* BEGIN Recorded information *

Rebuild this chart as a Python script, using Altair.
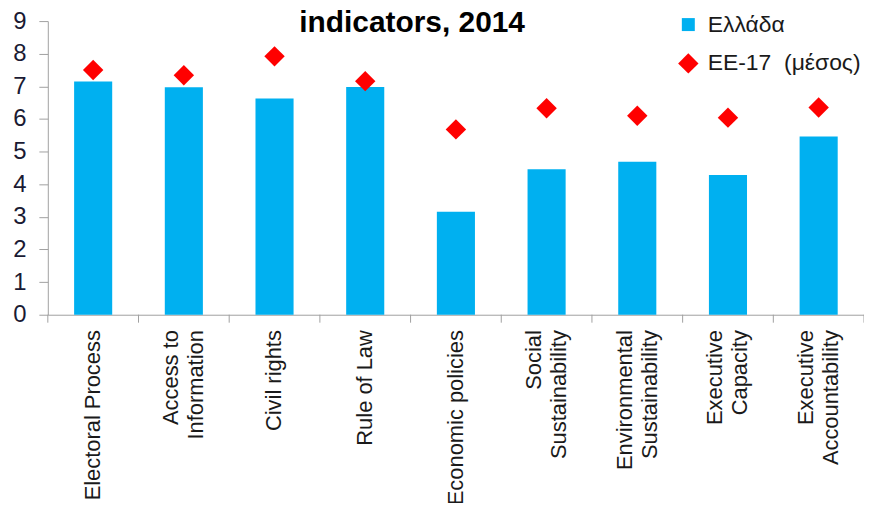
import altair as alt
import pandas as pd

categories = [
    "Electoral Process", "Access to\nInformation", "Civil rights", "Rule of Law",
    "Economic policies", "Social\nSustainability", "Environmental\nSustainability",
    "Executive\nCapacity", "Executive\nAccountability",
]
greece = [7.15, 6.97, 6.63, 6.98, 3.16, 4.46, 4.69, 4.28, 5.46]
eu17 = [7.50, 7.34, 7.92, 7.16, 5.68, 6.33, 6.10, 6.04, 6.35]
series_names = ["Ελλάδα", "ΕΕ-17\u00a0\u00a0(μέσος)"]
y_ticks = list(range(0, 10))

rows = []
for c, g, e in zip(categories, greece, eu17):
    rows.append({"cat": c, "series": series_names[0], "value": g})
    rows.append({"cat": c, "series": series_names[1], "value": e})
df = pd.DataFrame(rows)

FONT = "Liberation Sans"
xscale = alt.Scale(domain=categories, paddingInner=0, paddingOuter=0)
yscale = alt.Scale(domain=[0, 9], nice=False)
cscale = alt.Scale(domain=series_names, range=["#00B0F0", "#FF0000"])
sscale = alt.Scale(domain=series_names, range=["square", "diamond"])
zscale = alt.Scale(domain=series_names, range=[170, 420])

xaxis = alt.Axis(
    title=None, labelAngle=-90, ticks=False, domain=True, domainColor="#A0A0A0",
    labelFont=FONT, labelFontSize=22, labelColor="#1a1a1a", labelPadding=15,
    labelExpr="split(datum.value, '\\n')", labelLineHeight=25, labelLimit=400,
    labelBaseline="middle",
    labelOffset={"condition": {"test": "indexof(datum.value, '\\n') >= 0", "value": -12.5}, "value": 0},
)
yaxis = alt.Axis(
    title=None, values=y_ticks, tickCount=10, grid=False, domainColor="#A0A0A0",
    tickColor="#A0A0A0", tickSize=9, labelFont=FONT, labelFontSize=24,
    labelColor="#1a1a33", labelPadding=13, labelOverlap=False,
)

legend_def = alt.Legend(
    title=None, orient="none", legendX=632, legendY=-8,
    labelFont=FONT, labelFontSize=23, labelColor="#1a1a1a", labelLimit=400,
    symbolStrokeWidth=0, rowPadding=15, labelOffset=8,
)

base = alt.Chart(df)

bars = base.transform_filter(alt.datum.series == series_names[0]).mark_bar(
    width=alt.RelativeBandSize(0.42)
).encode(
    x=alt.X("cat:N", scale=xscale, axis=xaxis, sort=categories),
    y=alt.Y("value:Q", scale=yscale, axis=yaxis),
    color=alt.Color("series:N", scale=cscale, legend=legend_def),
)

points = base.transform_filter(alt.datum.series == series_names[1]).mark_point(
    filled=True, opacity=1
).encode(
    x=alt.X("cat:N", scale=xscale, axis=xaxis, sort=categories),
    y=alt.Y("value:Q", scale=yscale, axis=yaxis),
    color=alt.Color("series:N", scale=cscale, legend=legend_def),
    shape=alt.Shape("series:N", scale=sscale, legend=legend_def),
    size=alt.Size("series:N", scale=zscale, legend=legend_def),
)

ticks_df = pd.DataFrame({"cat": categories})
xticks = alt.Chart(ticks_df).mark_rule(color="#A0A0A0").encode(
    x=alt.X("cat:N", scale=xscale, sort=categories, bandPosition=0, axis=xaxis),
    y=alt.value(295), y2=alt.value(303),
)
last_tick = alt.Chart(ticks_df.head(1)).mark_rule(color="#A0A0A0").encode(
    x=alt.value(820), y=alt.value(295), y2=alt.value(303),
)

chart = alt.layer(bars, points, xticks, last_tick).properties(
    width=820, height=295,
    autosize=alt.AutoSizeParams(type="none"),
    padding={"left": 40, "top": 12, "right": 0, "bottom": 188},
    title=alt.TitleParams(
        "indicators, 2014", font=FONT, fontSize=30, fontWeight="bold", color="#000000",
        anchor="middle", frame="group", dx=-44, offset=0, baseline="top", dy=29,
    ),
).configure_view(stroke=None)

chart.save("out.html", embed_options={"renderer": "svg", "actions": False})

* END Recorded information *

## Aim of the task
Pictures are excluded; copy all other data exactly as shown.

## Solved problem
Rebuild this chart as a Python script, using Altair.
import altair as alt
import pandas as pd

categories = [
    "Electoral Process", "Access to\nInformation", "Civil rights", "Rule of Law",
    "Economic policies", "Social\nSustainability", "Environmental\nSustainability",
    "Executive\nCapacity", "Executive\nAccountability",
]
greece = [7.15, 6.97, 6.63, 6.98, 3.16, 4.46, 4.69, 4.28, 5.46]
eu17 = [7.50, 7.34, 7.92, 7.16, 5.68, 6.33, 6.10, 6.04, 6.35]
series_names = ["Ελλάδα", "ΕΕ-17\u00a0\u00a0(μέσος)"]
y_ticks = list(range(0, 10))

rows = []
for c, g, e in zip(categories, greece, eu17):
    rows.append({"cat": c, "series": series_names[0], "value": g})
    rows.append({"cat": c, "series": series_names[1], "value": e})
df = pd.DataFrame(rows)

FONT = "Liberation Sans"
xscale = alt.Scale(domain=categories, paddingInner=0, paddingOuter=0)
yscale = alt.Scale(domain=[0, 9], nice=False)
cscale = alt.Scale(domain=series_names, range=["#00B0F0", "#FF0000"])
sscale = alt.Scale(domain=series_names, range=["square", "diamond"])
zscale = alt.Scale(domain=series_names, range=[170, 420])

xaxis = alt.Axis(
    title=None, labelAngle=-90, ticks=False, domain=True, domainColor="#A0A0A0",
    labelFont=FONT, labelFontSize=22, labelColor="#1a1a1a", labelPadding=15,
    labelExpr="split(datum.value, '\\n')", labelLineHeight=25, labelLimit=400,
    labelBaseline="middle",
    labelOffset={"condition": {"test": "indexof(datum.value, '\\n') >= 0", "value": -12.5}, "value": 0},
)
yaxis = alt.Axis(
    title=None, values=y_ticks, tickCount=10, grid=False, domainColor="#A0A0A0",
    tickColor="#A0A0A0", tickSize=9, labelFont=FONT, labelFontSize=24,
    labelColor="#1a1a33", labelPadding=13, labelOverlap=False,
)

legend_def = alt.Legend(
    title=None, orient="none", legendX=632, legendY=-8,
    labelFont=FONT, labelFontSize=23, labelColor="#1a1a1a", labelLimit=400,
    symbolStrokeWidth=0, rowPadding=15, labelOffset=8,
)

base = alt.Chart(df)

bars = base.transform_filter(alt.datum.series == series_names[0]).mark_bar(
    width=alt.RelativeBandSize(0.42)
).encode(
    x=alt.X("cat:N", scale=xscale, axis=xaxis, sort=categories),
    y=alt.Y("value:Q", scale=yscale, axis=yaxis),
    color=alt.Color("series:N", scale=cscale, legend=legend_def),
)

points = base.transform_filter(alt.datum.series == series_names[1]).mark_point(
    filled=True, opacity=1
).encode(
    x=alt.X("cat:N", scale=xscale, axis=xaxis, sort=categories),
    y=alt.Y("value:Q", scale=yscale, axis=yaxis),
    color=alt.Color("series:N", scale=cscale, legend=legend_def),
    shape=alt.Shape("series:N", scale=sscale, legend=legend_def),
    size=alt.Size("series:N", scale=zscale, legend=legend_def),
)

ticks_df = pd.DataFrame({"cat": categories})
xticks = alt.Chart(ticks_df).mark_rule(color="#A0A0A0").encode(
    x=alt.X("cat:N", scale=xscale, sort=categories, bandPosition=0, axis=xaxis),
    y=alt.value(295), y2=alt.value(303),
)
last_tick = alt.Chart(ticks_df.head(1)).mark_rule(color="#A0A0A0").encode(
    x=alt.value(820), y=alt.value(295), y2=alt.value(303),
)

chart = alt.layer(bars, points, xticks, last_tick).properties(
    width=820, height=295,
    autosize=alt.AutoSizeParams(type="none"),
    padding={"left": 40, "top": 12, "right": 0, "bottom": 188},
    title=alt.TitleParams(
        "indicators, 2014", font=FONT, fontSize=30, fontWeight="bold", color="#000000",
        anchor="middle", frame="group", dx=-44, offset=0, baseline="top", dy=29,
    ),
).configure_view(stroke=None)

chart.save("out.html", embed_options={"renderer": "svg", "actions": False})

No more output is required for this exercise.